Repeat each entry exactly and drop the pictures.
________________________
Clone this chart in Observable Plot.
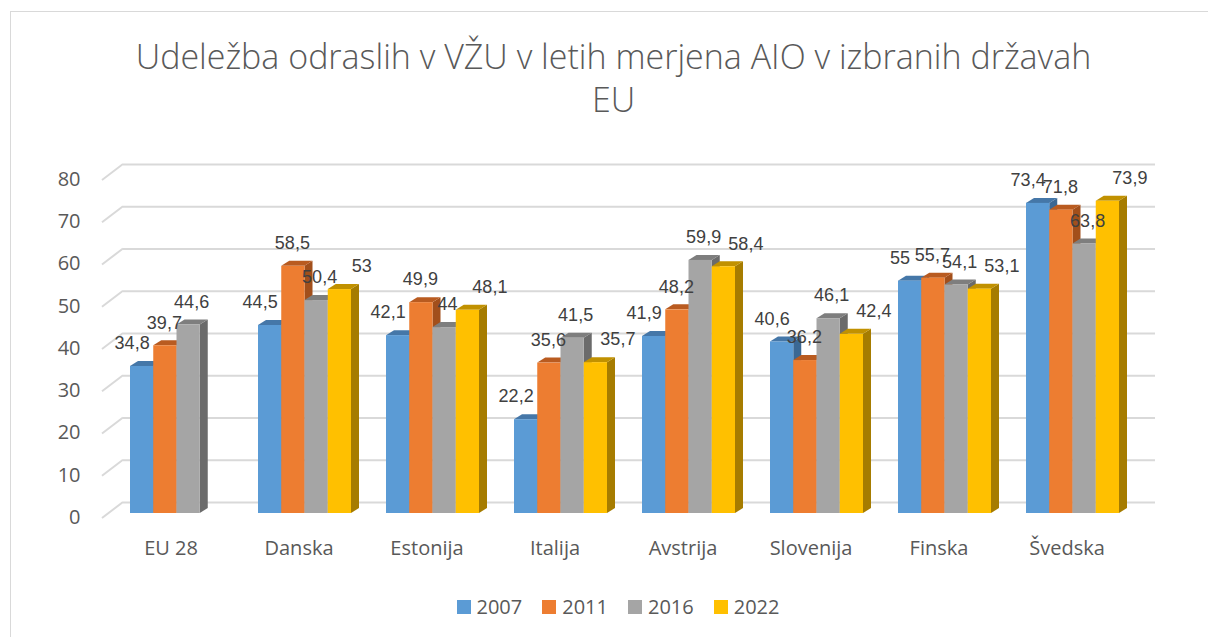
<!DOCTYPE html>
<html>
<head>
<meta charset="utf-8">
<script src="https://cdn.jsdelivr.net/npm/d3@7"></script>
<script src="https://cdn.jsdelivr.net/npm/@observablehq/plot@0.6"></script>
<style>
  html, body { margin: 0; padding: 0; background: #fff; overflow: hidden; }
  body { width: 1208px; height: 637px; position: relative; font-family: "Open Sans", sans-serif; }
  #frame { position: absolute; left: 10px; top: 11px; width: 1300px; height: 700px;
           border-left: 1px solid #d9d9d9; border-top: 1px solid #d9d9d9; box-sizing: border-box; }
  #title { position: absolute; left: 0; top: 35px; width: 1227px; text-align: center;
           font-size: 34px; font-weight: 300; color: #595959; line-height: 43px; }
  #chart { position: absolute; left: 0; top: 130px; }
  #legend { position: absolute; left: 0; top: 593px; width: 1236px; display: flex; justify-content: center;
            font-size: 20px; color: #595959; line-height: 28px; }
  .item { display: flex; align-items: center; margin: 0 10px; }
  .sw { width: 14px; height: 14px; margin-right: 6px; }
</style>
</head>
<body>
<div id="frame"></div>
<div id="title">Udeležba odraslih v VŽU v letih merjena AIO v izbranih državah<br>EU</div>
<div id="chart"></div>
<div id="legend"></div>
<script>
const categories = ["EU 28", "Danska", "Estonija", "Italija", "Avstrija", "Slovenija", "Finska", "Švedska"];
const years = ["2007", "2011", "2016", "2022"];
const v2007 = [34.8, 44.5, 42.1, 22.2, 41.9, 40.6, 55, 73.4];
const v2011 = [39.7, 58.5, 49.9, 35.6, 48.2, 36.2, 55.7, 71.8];
const v2016 = [44.6, 50.4, 44, 41.5, 59.9, 46.1, 54.1, 63.8];
const v2022 = [null, 53, 48.1, 35.7, 58.4, 42.4, 53.1, 73.9];
const yTicks = [0, 10, 20, 30, 40, 50, 60, 70, 80];

const colors = ["#5b9bd5", "#ed7d31", "#a5a5a5", "#ffc000"];
const topColors = ["#4577a8", "#b95b20", "#7e7e7e", "#c19100"];
const sideColors = ["#3b6894", "#a24f1b", "#6b6b6b", "#a67c00"];
const labelDx = [-10, -1, 3, 22];

const series = [v2007, v2011, v2016, v2022];
const rows = categories.flatMap((c, i) => years.map((yr, j) => ({category: c, year: yr, value: series[j][i]})))
  .filter(d => d.value != null);
const fmt = v => String(v).replace(".", ",");

function build(bw) {
  const marks = [
    Plot.ruleY(yTicks, {stroke: "#d9d9d9", strokeWidth: 2, dy: -11, insetLeft: 31, insetRight: 3})
  ];
  years.forEach((yr, j) => {
    const d = rows.filter(r => r.year === yr);
    const o = {x: "category", y: "value", insetLeft: j * bw, insetRight: (3 - j) * bw};
    marks.push(Plot.barY(d, {...o, fill: sideColors[j], dx: 8, dy: -5}));
    marks.push(Plot.barY(d, {...o, fill: colors[j]}));
  });
  years.forEach((yr, j) => {
    const d = rows.filter(r => r.year === yr);
    marks.push(Plot.text(d, {x: "category", y: "value", text: r => fmt(r.value),
      dx: (j - 1.5) * bw + labelDx[j], dy: -23, fontSize: 18, fontFamily: "Liberation Sans", fill: "#404040"}));
  });
  marks.push(Plot.axisY({ticks: yTicks, tickSize: 0, tickPadding: 12, dy: 4, label: null}));
  marks.push(Plot.axisX({tickSize: 0, tickPadding: 27, dx: -6, label: null}));
  return Plot.plot({
    width: 1208, height: 440,
    marginLeft: 92, marginRight: 50, marginTop: 45, marginBottom: 57,
    x: {domain: categories, padding: 0.27, axis: null},
    y: {domain: [0, 80], axis: null},
    style: {fontFamily: "Open Sans", fontSize: "20px", color: "#595959", background: "transparent", overflow: "visible"},
    marks
  });
}

let plot = build(23.5);
const bwReal = plot.scale("x").bandwidth / 4;
plot = build(bwReal);

// 3D faces: turn the offset bars into top + side faces
d3.select(plot).selectAll("g[aria-label=bar]").each(function () {
  const j = sideColors.indexOf(this.getAttribute("fill"));
  if (j < 0) return;
  const g = d3.select(this);
  g.selectAll("rect").each(function () {
    const x = +this.getAttribute("x"), y = +this.getAttribute("y");
    const w = +this.getAttribute("width"), h = +this.getAttribute("height");
    g.append("path").attr("fill", sideColors[j])
      .attr("d", `M${x + w - 8},${y + 5}L${x + w},${y}L${x + w},${y + h}L${x + w - 8},${y + h + 5}Z`);
    g.append("path").attr("fill", topColors[j])
      .attr("d", `M${x - 8},${y + 5}L${x},${y}L${x + w},${y}L${x + w - 8},${y + 5}Z`);
    this.remove();
  });
});

// left wall diagonal gridline segments
const ys = plot.scale("y"), xr = plot.scale("x").range;
const diag = d3.select(plot).insert("g", ":first-child").attr("stroke", "#d9d9d9").attr("stroke-width", 2);
yTicks.forEach(t => {
  const y = ys.apply(t);
  diag.append("line").attr("x1", xr[0] + 10).attr("y1", y + 5).attr("x2", xr[0] + 31).attr("y2", y - 11);
});

document.getElementById("chart").appendChild(plot);

const legend = document.getElementById("legend");
years.forEach((yr, j) => {
  const it = document.createElement("div");
  it.className = "item";
  it.innerHTML = `<div class="sw" style="background:${colors[j]}"></div><span>${yr}</span>`;
  legend.appendChild(it);
});
</script>
</body>
</html>
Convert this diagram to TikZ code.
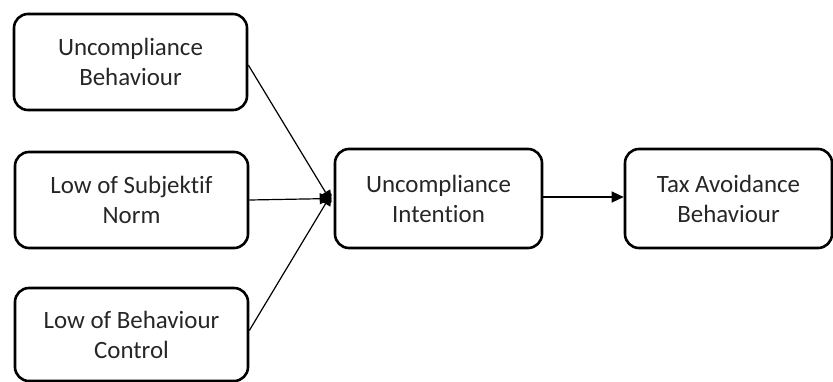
\documentclass[tikz,border=0pt]{standalone}
\usepackage{fontspec}
\setmainfont{Carlito}[Ligatures={NoCommon,NoDiscretionary,NoContextual}]
\usetikzlibrary{arrows.meta}
\begin{document}
\begin{tikzpicture}[x=1bp,y=-1bp,
  box/.style={draw=black, line width=2.6bp, rounded corners=14bp, align=center,
    inner sep=0pt, font=\fontsize{25}{30}\selectfont, text=black!85},
  conn/.style={line width=1.2bp, -{Triangle[length=12bp,width=11bp]}}]
\useasboundingbox (0,0) rectangle (833,381);
\node[box, minimum width=233bp, minimum height=96bp] (b1) at (130.5,62) {Uncompliance\\Behaviour};
\node[box, minimum width=233bp, minimum height=96bp] (b2) at (131.5,200) {Low of Subjektif\\Norm};
\node[box, minimum width=233bp, minimum height=93bp] (b3) at (131.5,334.5) {Low of Behaviour\\Control};
\node[box, minimum width=207bp, minimum height=99bp] (b4) at (438.5,198.5) {Uncompliance\\Intention};
\node[box, minimum width=207bp, minimum height=99bp] (b5) at (728.5,198.5) {Tax Avoidance\\Behaviour};
\coordinate (t1) at ([xshift=-2bp,yshift=-4bp]b4.west);
\coordinate (t2) at ([xshift=-2bp]b4.west);
\coordinate (t3) at ([xshift=-2bp,yshift=5bp]b4.west);
\draw[conn] ([yshift=-3bp]b1.east) -- (t1);
\draw[conn] (b2.east) -- (t2);
\draw[conn] ([yshift=4bp]b3.east) -- (t3);
\draw[conn] ([yshift=1.5bp]b4.east) -- ([yshift=1.5bp]b5.west);
\end{tikzpicture}
\end{document}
________________________
**The reply**
Clone this chart in Observable Plot.
<!DOCTYPE html>
<html>
<head>
<meta charset="utf-8">
<script src="https://cdn.jsdelivr.net/npm/d3@7"></script>
<script src="https://cdn.jsdelivr.net/npm/@observablehq/plot@0.6"></script>
<style>
  html, body { margin: 0; padding: 0; background: #fff; overflow: hidden; }
  body { width: 1208px; height: 637px; position: relative; font-family: "Open Sans", sans-serif; }
  #frame { position: absolute; left: 10px; top: 11px; width: 1300px; height: 700px;
           border-left: 1px solid #d9d9d9; border-top: 1px solid #d9d9d9; box-sizing: border-box; }
  #title { position: absolute; left: 0; top: 35px; width: 1227px; text-align: center;
           font-size: 34px; font-weight: 300; color: #595959; line-height: 43px; }
  #chart { position: absolute; left: 0; top: 130px; }
  #legend { position: absolute; left: 0; top: 593px; width: 1236px; display: flex; justify-content: center;
            font-size: 20px; color: #595959; line-height: 28px; }
  .item { display: flex; align-items: center; margin: 0 10px; }
  .sw { width: 14px; height: 14px; margin-right: 6px; }
</style>
</head>
<body>
<div id="frame"></div>
<div id="title">Udeležba odraslih v VŽU v letih merjena AIO v izbranih državah<br>EU</div>
<div id="chart"></div>
<div id="legend"></div>
<script>
const categories = ["EU 28", "Danska", "Estonija", "Italija", "Avstrija", "Slovenija", "Finska", "Švedska"];
const years = ["2007", "2011", "2016", "2022"];
const v2007 = [34.8, 44.5, 42.1, 22.2, 41.9, 40.6, 55, 73.4];
const v2011 = [39.7, 58.5, 49.9, 35.6, 48.2, 36.2, 55.7, 71.8];
const v2016 = [44.6, 50.4, 44, 41.5, 59.9, 46.1, 54.1, 63.8];
const v2022 = [null, 53, 48.1, 35.7, 58.4, 42.4, 53.1, 73.9];
const yTicks = [0, 10, 20, 30, 40, 50, 60, 70, 80];

const colors = ["#5b9bd5", "#ed7d31", "#a5a5a5", "#ffc000"];
const topColors = ["#4577a8", "#b95b20", "#7e7e7e", "#c19100"];
const sideColors = ["#3b6894", "#a24f1b", "#6b6b6b", "#a67c00"];
const labelDx = [-10, -1, 3, 22];

const series = [v2007, v2011, v2016, v2022];
const rows = categories.flatMap((c, i) => years.map((yr, j) => ({category: c, year: yr, value: series[j][i]})))
  .filter(d => d.value != null);
const fmt = v => String(v).replace(".", ",");

function build(bw) {
  const marks = [
    Plot.ruleY(yTicks, {stroke: "#d9d9d9", strokeWidth: 2, dy: -11, insetLeft: 31, insetRight: 3})
  ];
  years.forEach((yr, j) => {
    const d = rows.filter(r => r.year === yr);
    const o = {x: "category", y: "value", insetLeft: j * bw, insetRight: (3 - j) * bw};
    marks.push(Plot.barY(d, {...o, fill: sideColors[j], dx: 8, dy: -5}));
    marks.push(Plot.barY(d, {...o, fill: colors[j]}));
  });
  years.forEach((yr, j) => {
    const d = rows.filter(r => r.year === yr);
    marks.push(Plot.text(d, {x: "category", y: "value", text: r => fmt(r.value),
      dx: (j - 1.5) * bw + labelDx[j], dy: -23, fontSize: 18, fontFamily: "Liberation Sans", fill: "#404040"}));
  });
  marks.push(Plot.axisY({ticks: yTicks, tickSize: 0, tickPadding: 12, dy: 4, label: null}));
  marks.push(Plot.axisX({tickSize: 0, tickPadding: 27, dx: -6, label: null}));
  return Plot.plot({
    width: 1208, height: 440,
    marginLeft: 92, marginRight: 50, marginTop: 45, marginBottom: 57,
    x: {domain: categories, padding: 0.27, axis: null},
    y: {domain: [0, 80], axis: null},
    style: {fontFamily: "Open Sans", fontSize: "20px", color: "#595959", background: "transparent", overflow: "visible"},
    marks
  });
}

let plot = build(23.5);
const bwReal = plot.scale("x").bandwidth / 4;
plot = build(bwReal);

// 3D faces: turn the offset bars into top + side faces
d3.select(plot).selectAll("g[aria-label=bar]").each(function () {
  const j = sideColors.indexOf(this.getAttribute("fill"));
  if (j < 0) return;
  const g = d3.select(this);
  g.selectAll("rect").each(function () {
    const x = +this.getAttribute("x"), y = +this.getAttribute("y");
    const w = +this.getAttribute("width"), h = +this.getAttribute("height");
    g.append("path").attr("fill", sideColors[j])
      .attr("d", `M${x + w - 8},${y + 5}L${x + w},${y}L${x + w},${y + h}L${x + w - 8},${y + h + 5}Z`);
    g.append("path").attr("fill", topColors[j])
      .attr("d", `M${x - 8},${y + 5}L${x},${y}L${x + w},${y}L${x + w - 8},${y + 5}Z`);
    this.remove();
  });
});

// left wall diagonal gridline segments
const ys = plot.scale("y"), xr = plot.scale("x").range;
const diag = d3.select(plot).insert("g", ":first-child").attr("stroke", "#d9d9d9").attr("stroke-width", 2);
yTicks.forEach(t => {
  const y = ys.apply(t);
  diag.append("line").attr("x1", xr[0] + 10).attr("y1", y + 5).attr("x2", xr[0] + 31).attr("y2", y - 11);
});

document.getElementById("chart").appendChild(plot);

const legend = document.getElementById("legend");
years.forEach((yr, j) => {
  const it = document.createElement("div");
  it.className = "item";
  it.innerHTML = `<div class="sw" style="background:${colors[j]}"></div><span>${yr}</span>`;
  legend.appendChild(it);
});
</script>
</body>
</html>
Convert this diagram to TikZ code.
\documentclass[tikz,border=0pt]{standalone}
\usepackage{fontspec}
\setmainfont{Carlito}[Ligatures={NoCommon,NoDiscretionary,NoContextual}]
\usetikzlibrary{arrows.meta}
\begin{document}
\begin{tikzpicture}[x=1bp,y=-1bp,
  box/.style={draw=black, line width=2.6bp, rounded corners=14bp, align=center,
    inner sep=0pt, font=\fontsize{25}{30}\selectfont, text=black!85},
  conn/.style={line width=1.2bp, -{Triangle[length=12bp,width=11bp]}}]
\useasboundingbox (0,0) rectangle (833,381);
\node[box, minimum width=233bp, minimum height=96bp] (b1) at (130.5,62) {Uncompliance\\Behaviour};
\node[box, minimum width=233bp, minimum height=96bp] (b2) at (131.5,200) {Low of Subjektif\\Norm};
\node[box, minimum width=233bp, minimum height=93bp] (b3) at (131.5,334.5) {Low of Behaviour\\Control};
\node[box, minimum width=207bp, minimum height=99bp] (b4) at (438.5,198.5) {Uncompliance\\Intention};
\node[box, minimum width=207bp, minimum height=99bp] (b5) at (728.5,198.5) {Tax Avoidance\\Behaviour};
\coordinate (t1) at ([xshift=-2bp,yshift=-4bp]b4.west);
\coordinate (t2) at ([xshift=-2bp]b4.west);
\coordinate (t3) at ([xshift=-2bp,yshift=5bp]b4.west);
\draw[conn] ([yshift=-3bp]b1.east) -- (t1);
\draw[conn] (b2.east) -- (t2);
\draw[conn] ([yshift=4bp]b3.east) -- (t3);
\draw[conn] ([yshift=1.5bp]b4.east) -- ([yshift=1.5bp]b5.west);
\end{tikzpicture}
\end{document}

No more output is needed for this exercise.